Climate change has affected our daily lives. From rising temperatures to rising ocean levels, the effects of climate change are real. Whether governments or individuals want to accept this premise is a different topic. Recently, research has suggested that in some regions of the world where some food items are common with toxins, the level of toxins may increase. Here’s how climate change is affecting food safety; in particular the foods most affected by climate change.

Cassava:
Cassava is a root found native in South America but is a common food in Africa. For many, they rely on cassava to feed their families and survive. One scientist, Nzwalo, discovered that cassava is a carrier for hydrogen cyanide. Hydrogen cyanide is a toxin that is known to cause paralysis and a neurological disease named “konzo”. Konzo is a neurological condition where individuals struggle to walk while bending their knees, causing them to walk as if their legs were tied. Normally, the toxin can be excreted from the body with water. On the contrary, there is an agricultural crisis occurring in Africa along with drought and famine. Due to the insufficient rainfall that occurs in some regions of Africa, the amount of hydrogen cyanide in this root can grow. Since many people do not have access to other food sources, cassava is the only option for many to eat. The risk of konzo increases with the consumption of cassava.

The future of food safety:
Cassava is only part of the overall dilemma faced with food safety and availability. Last year, researchers discovered that increased CO2 due to climate change reduces vitamins in foods. The vitamins that could experience a deficiency include zinc, iron, and protein. In addition, foods could also become toxic such as the case with cassava. How would this occur? There are many external factors that play in food safety. These factors include abnormal weather, poverty, and a shortage of prepared/ripe foods.
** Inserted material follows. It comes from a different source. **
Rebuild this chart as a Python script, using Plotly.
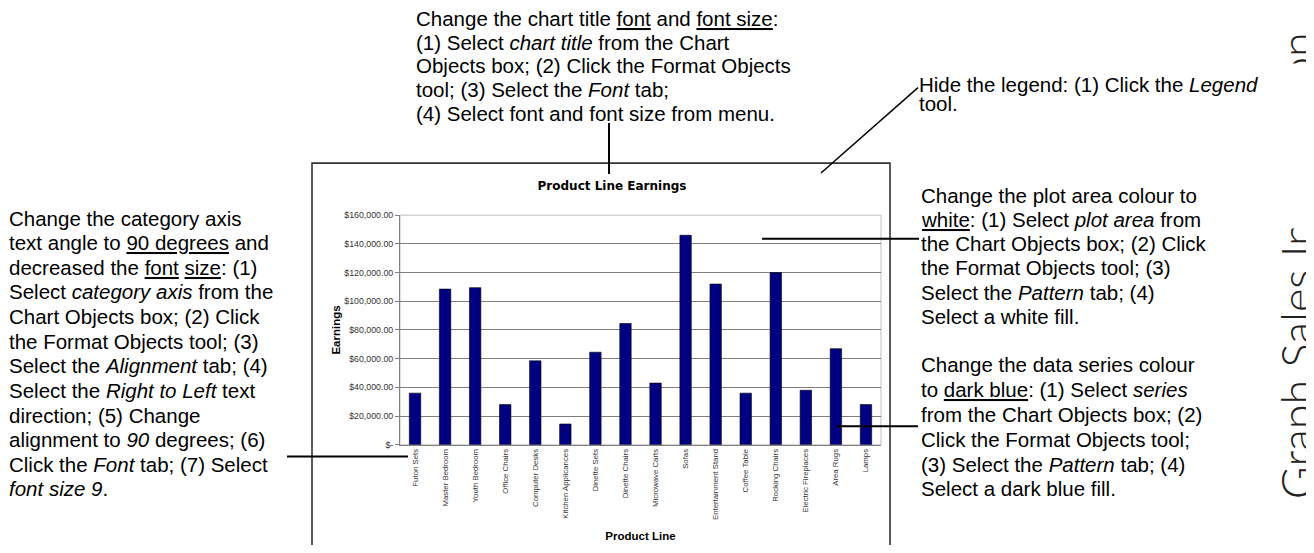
import plotly.graph_objects as go

# The page body adds an 8px margin, so the figure is drawn 16px smaller
# and all target pixel positions are shifted by that margin.
WIN_W, WIN_H = 1314, 553
MARGIN = 8
FW, FH = WIN_W - 2 * MARGIN, WIN_H - 2 * MARGIN

categories = ["Futon Sets", "Master Bedroom", "Youth Bedroom", "Office Chairs",
              "Computer Desks", "Kitchen Applicances", "Dinette Sets", "Dinette Chairs",
              "Microwave Carts", "Sofas", "Entertainment Stand", "Coffee Table",
              "Rocking Chairs", "Electric Fireplaces", "Area Rugs", "Lamps"]
earnings = [36000, 108500, 109500, 28000, 58500, 14500, 64500, 84500,
            43000, 146000, 112000, 36000, 120000, 38000, 67000, 28000]

y_tick_values = [0, 20000, 40000, 60000, 80000, 100000, 120000, 140000, 160000]
y_tick_labels = ["$-", "$20,000.00", "$40,000.00", "$60,000.00", "$80,000.00",
                 "$100,000.00", "$120,000.00", "$140,000.00", "$160,000.00"]

chart_title = "Product Line Earnings"
x_title = "Product Line"
y_title = "Earnings"

note_title = ["Change the chart title <u>font</u> and <u>font size</u>:",
              "(1) Select <i>chart title</i> from the Chart",
              "Objects box; (2) Click the Format Objects",
              "tool; (3) Select the <i>Font</i> tab;",
              "(4) Select font and font size from menu."]
note_legend = ["Hide the legend: (1) Click the <i>Legend</i>",
               "tool."]
note_plot = ["Change the plot area colour to",
             "<u>white</u>: (1) Select <i>plot area</i> from",
             "the Chart Objects box; (2) Click",
             "the Format Objects tool; (3)",
             "Select the <i>Pattern</i> tab; (4)",
             "Select a white fill."]
note_series = ["Change the data series colour",
               "to <u>dark blue</u>: (1) Select <i>series</i>",
               "from the Chart Objects box; (2)",
               "Click the Format Objects tool;",
               "(3) Select the <i>Pattern</i> tab; (4)",
               "Select a dark blue fill."]
note_axis = ["Change the category axis",
             "text angle to <u>90 degrees</u> and",
             "decreased the <u>font</u> <u>size</u>: (1)",
             "Select <i>category axis</i> from the",
             "Chart Objects box; (2) Click",
             "the Format Objects tool; (3)",
             "Select the <i>Alignment</i> tab; (4)",
             "Select the <i>Right to Left</i> text",
             "direction; (5) Change",
             "alignment to <i>90</i> degrees; (6)",
             "Click the <i>Font</i> tab; (7) Select",
             "<i>font size 9</i>."]
side_text = "Graph Sales Information"


def px(x):
    return (x - MARGIN) / FW


def py(y):
    return 1 - (y - MARGIN) / FH


PLOT_L, PLOT_R, PLOT_T, PLOT_B = 400, 881, 214, 448
NOTE_FONT = dict(family="Liberation Sans, Arial", size=20.5, color="black")
AXIS_FONT = "Liberation Sans, Arial"

fig = go.Figure()
fig.add_trace(go.Bar(
    x=categories, y=earnings,
    marker=dict(color="#000080", line=dict(color="#000000", width=0.6)),
    showlegend=False,
))

annotations = []


def add_block(lines, x, y_first, y_last):
    n = len(lines)
    dy = (y_last - y_first) / (n - 1) if n > 1 else 0
    for i, t in enumerate(lines):
        annotations.append(dict(text=t, x=px(x), y=py(y_first + i * dy), xref="paper", yref="paper",
                                xanchor="left", yanchor="middle", showarrow=False,
                                font=NOTE_FONT))


add_block(note_title, 414, 14, 110)
add_block(note_legend, 917, 81, 100)
add_block(note_plot, 919, 194, 317)
add_block(note_series, 919, 366, 493)
add_block(note_axis, 7, 217, 493)

# vertical page header on the right edge
annotations.append(dict(text=side_text, x=px(1297), y=py(506), xref="paper", yref="paper",
                        xanchor="center", yanchor="bottom", showarrow=False, textangle=-90,
                        font=dict(family="Lato", size=45, color="#222222", weight=300)))
# white text-box area hiding part of the header (as in the source page)
annotations.append(dict(text=" ", x=px(1292), y=py(144), xref="paper", yref="paper",
                        xanchor="center", yanchor="middle", showarrow=False,
                        width=56, height=164, bgcolor="white", borderpad=0,
                        font=dict(size=4, color="white")))

shapes = [
    # chart box
    dict(type="rect", xref="paper", yref="paper", x0=px(312), x1=px(890), y0=py(620), y1=py(161),
         line=dict(color="#333333", width=1.6), layer="below"),
    # plot area border
    dict(type="rect", xref="x domain", yref="y domain", x0=0, x1=1, y0=0, y1=1,
         line=dict(color="#c0c0c0", width=1), layer="below"),
    # leader lines
    dict(type="line", xref="paper", yref="paper", x0=px(609), x1=px(609), y0=py(120), y1=py(172),
         line=dict(color="black", width=2)),
    dict(type="line", xref="paper", yref="paper", x0=px(918), x1=px(821), y0=py(84), y1=py(171),
         line=dict(color="black", width=1.5)),
    dict(type="line", xref="paper", yref="paper", x0=px(762), x1=px(919), y0=py(238), y1=py(238),
         line=dict(color="black", width=2)),
    dict(type="line", xref="paper", yref="paper", x0=px(836), x1=px(918), y0=py(429), y1=py(429),
         line=dict(color="black", width=2)),
    dict(type="line", xref="paper", yref="paper", x0=px(287), x1=px(408), y0=py(460), y1=py(460),
         line=dict(color="black", width=2)),
]

fig.update_layout(
    width=FW, height=FH,
    margin=dict(l=0, r=0, t=0, b=0),
    paper_bgcolor="white", plot_bgcolor="white",
    bargap=0.62,
    showlegend=False,
    title=dict(text="<b>" + chart_title + "</b>", x=px(612), y=py(184), xanchor="center",
               yanchor="middle", xref="paper", yref="paper",
               font=dict(family="DejaVu Sans", size=12, color="black")),
    xaxis=dict(domain=[px(PLOT_L), px(PLOT_R)], tickangle=-90,
               tickfont=dict(family=AXIS_FONT, size=7.8, color="#333333"),
               showline=True, linecolor="#808080", linewidth=1, ticks="", showgrid=False,
               title=dict(text="<b>" + x_title + "</b>", standoff=12,
                          font=dict(family=AXIS_FONT, size=11.5, color="black")),
               fixedrange=True),
    yaxis=dict(domain=[py(PLOT_B), py(PLOT_T)], range=[0, 160000],
               tickvals=y_tick_values, ticktext=y_tick_labels,
               tickfont=dict(family=AXIS_FONT, size=8.8, color="#333333"),
               showgrid=True, gridcolor="#7f7f7f", gridwidth=1,
               showline=True, linecolor="#808080", linewidth=1,
               ticks="outside", ticklen=4, tickcolor="#808080",
               zeroline=False,
               title=dict(text="<b>" + y_title + "</b>", standoff=1,
                          font=dict(family=AXIS_FONT, size=11.5, color="black")),
               fixedrange=True),
    annotations=annotations,
    shapes=shapes,
)

fig.write_html("out.html")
This is not the first time food safety has been called into question with climate change. Back in the 1940s, an epidemic occurred where a village ate grass peas that caused similar symptoms to konzo. At the time, grass peas were considered an “impoverished food” and a staple of Spanish cuisine. In India, grass peas are consumed when other crops suffer from drought. No matter the cause, climate change is soon to have an impact on our food safety and the availability of food.